Il était une fois une jeune fille qui croyait au grand amour, aux signes, et au destin ; une femme qui rêvait d’être comédienne et désespérait d’y arriver un jour ; un jeune homme qui croyait en son talent de compositeur mais ne croyait pas beaucoup en lui.
Il était une fois une petite fille qui croyait en Dieu.
Il était une fois un homme qui ne croyait en rien jusqu’au jour où une voyante lui donna la date de sa mort et que, à son corps défendant, il se mit à y croire.
L’avis de Manu Yvernault :
Agnès Jaoui aime prendre son temps, 4 ans (en moyenne) sépare ses réalisations. Quatre ans à peaufiner un scénario, construire un univers, choisir un casting. Quatre ans pour faire ce que le cinéma français ne sait plus vraiment faire, nous raconter une histoire, porter un regard, critique parfois, cynique, transmettre des émotions.
Au bout du conte, joli titre au sens figuré comme à chaque fois, remplit parfaitement ce rôle.
L’intelligence et la finesse du scénario font écho au travail de la réalisatrice sur son premier film, Le goût des autres. Le duo de scénaristes, Jaoui-Bacri retrouve cette verve et la dynamique qui avait fait leur succès, ce regard social et humain si juste porté sur les comportements, émotions et réactions de leurs personnages. Personnages symboles, reflets du spectateur qui pourra se retrouver dans des traits de caractère vu la teneur chorale du film.

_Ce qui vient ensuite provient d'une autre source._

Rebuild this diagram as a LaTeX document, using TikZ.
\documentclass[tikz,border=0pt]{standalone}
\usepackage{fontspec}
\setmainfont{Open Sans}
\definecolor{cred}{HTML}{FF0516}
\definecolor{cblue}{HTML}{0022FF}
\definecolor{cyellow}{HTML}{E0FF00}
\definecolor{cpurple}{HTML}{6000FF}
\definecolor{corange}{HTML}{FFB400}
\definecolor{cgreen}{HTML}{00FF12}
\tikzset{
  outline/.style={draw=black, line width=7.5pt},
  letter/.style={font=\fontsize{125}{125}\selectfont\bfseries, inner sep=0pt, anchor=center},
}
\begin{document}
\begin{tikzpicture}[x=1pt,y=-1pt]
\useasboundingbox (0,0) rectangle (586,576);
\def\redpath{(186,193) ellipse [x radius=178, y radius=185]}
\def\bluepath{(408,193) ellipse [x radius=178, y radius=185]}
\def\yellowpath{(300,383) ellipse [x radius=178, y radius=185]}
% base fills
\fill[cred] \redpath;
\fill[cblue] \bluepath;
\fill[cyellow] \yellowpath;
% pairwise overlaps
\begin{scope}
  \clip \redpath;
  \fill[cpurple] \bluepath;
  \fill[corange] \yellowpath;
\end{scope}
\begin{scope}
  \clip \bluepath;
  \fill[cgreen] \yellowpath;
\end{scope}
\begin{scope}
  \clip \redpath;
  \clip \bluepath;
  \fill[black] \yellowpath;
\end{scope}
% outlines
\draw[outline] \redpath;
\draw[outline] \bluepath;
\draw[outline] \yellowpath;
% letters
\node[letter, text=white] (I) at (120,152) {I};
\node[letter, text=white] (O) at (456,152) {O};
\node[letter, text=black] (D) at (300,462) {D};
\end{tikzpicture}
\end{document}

Si Au bout du conte parle évidemment d’amour, le film badine du côté des croyances sous plusieurs de ses formes, superstition, rumeur, mensonge…Ensemble qui permet au scénario de prendre de l’ampleur par la pluralité des rapports que le film tend à créer entre chaque personnage. Si une fois devant nos yeux le résultat semble évident et linéaire, un travail appuyé en amont est nécessaire afin de mettre en forme un tel kaléidoscope de rencontres et de chemins croisés. Bien sûr, l’humour propre aux deux co-scénaristes est présent et marque de son empreinte le film d’un bout à l’autre.
Et puisque tout est dans le titre, une autre magie opère forcément, celle de la métaphore du conte où la majeure partie des personnages trouvent leurs échos dans les héros de livres d’enfants.

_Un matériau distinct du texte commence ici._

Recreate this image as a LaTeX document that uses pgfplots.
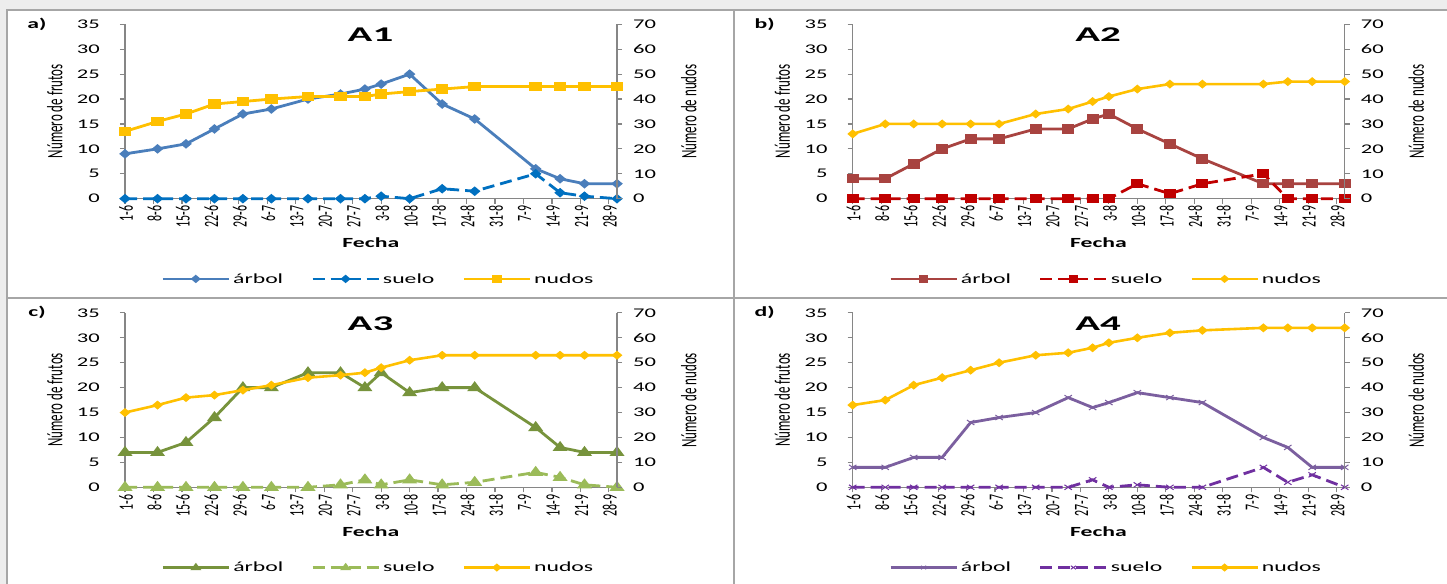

Si la force principale du film est sa narration, la mise en scène d’Agnès Jaoui a pris une certaine ampleur. Tout du moins son film s’orne de beaucoup plus d’effets de mise en scène que ses précédents films. Le sujet, bien sûr, est propice à cela. Régulièrement baigné d’un onirisme séduisant, le film ose des envolés rêveuses, presque fantastique qui rappelleraient même lors d’une certaine séquence L’année dernière à Marienbad d’Alain Resnais (séquence du bal). Toujours aussi simple et maîtrisée, la mise en scène d’Agnès Jaoui séduit dans ce savoir faire du découpage (de plans et montage) afin de donner l’espace nécessaire à ses comédiens tout en leur imposant une direction très juste.
Ensemble d’un casting donc où tout le monde trouve sa place, bien sûr, Agnès Jaoui et Jean-Pierre Bacri en tête, un Benjamin Biolay dans un rôle savoureux et parfait de ton, quand le rôle du prince charmant reste de façon surprenante bien appliqué par Arthur Dupont et ce sans contre-mesure. On restera plus pondéré quant à la composition d’Agathe Bonitzer. Les seconds rôles, Dominique Valadié, Didier Sandre, Valérie Crouzet, entres autres, remplissent savoureusement leur rôle et s’inscrivent parfaitement dans l’ « univers » d’Agnès Jaoui.
Derrière tous ces personnages un autre plus discret semble faire partie inhérente du décor de ce conte, la musique qui tout au long du film parsème le film de notes et d’intentions subtiles.
Agnès Jaoui réussit à trouver dans le conte la forme même de son récit, dans son déroulement comme dans la démystification du mythe du prince charmant. La métaphore perpétuelle permet de nombreuses envolées légères et réjouissantes qui donne à Au bout du conte, ce charme si rare, voire abandonné d’un cinéma français qu’on ne sait plus faire. La recette d’une comédie subtile qui sans en être ouvertement une donne des bouffées d’air frais autant au spectateur qu’au cinéma français. Si le film n’est pas parfait il est en tous points ce qu’on aimerait voir plus souvent dans les productions made in France. Comme quoi on peut faire du cinéma populaire, juste, intelligent, drôle et subtil sans tomber dans la facilité clownesque de ces dernières années. Encore une réussite.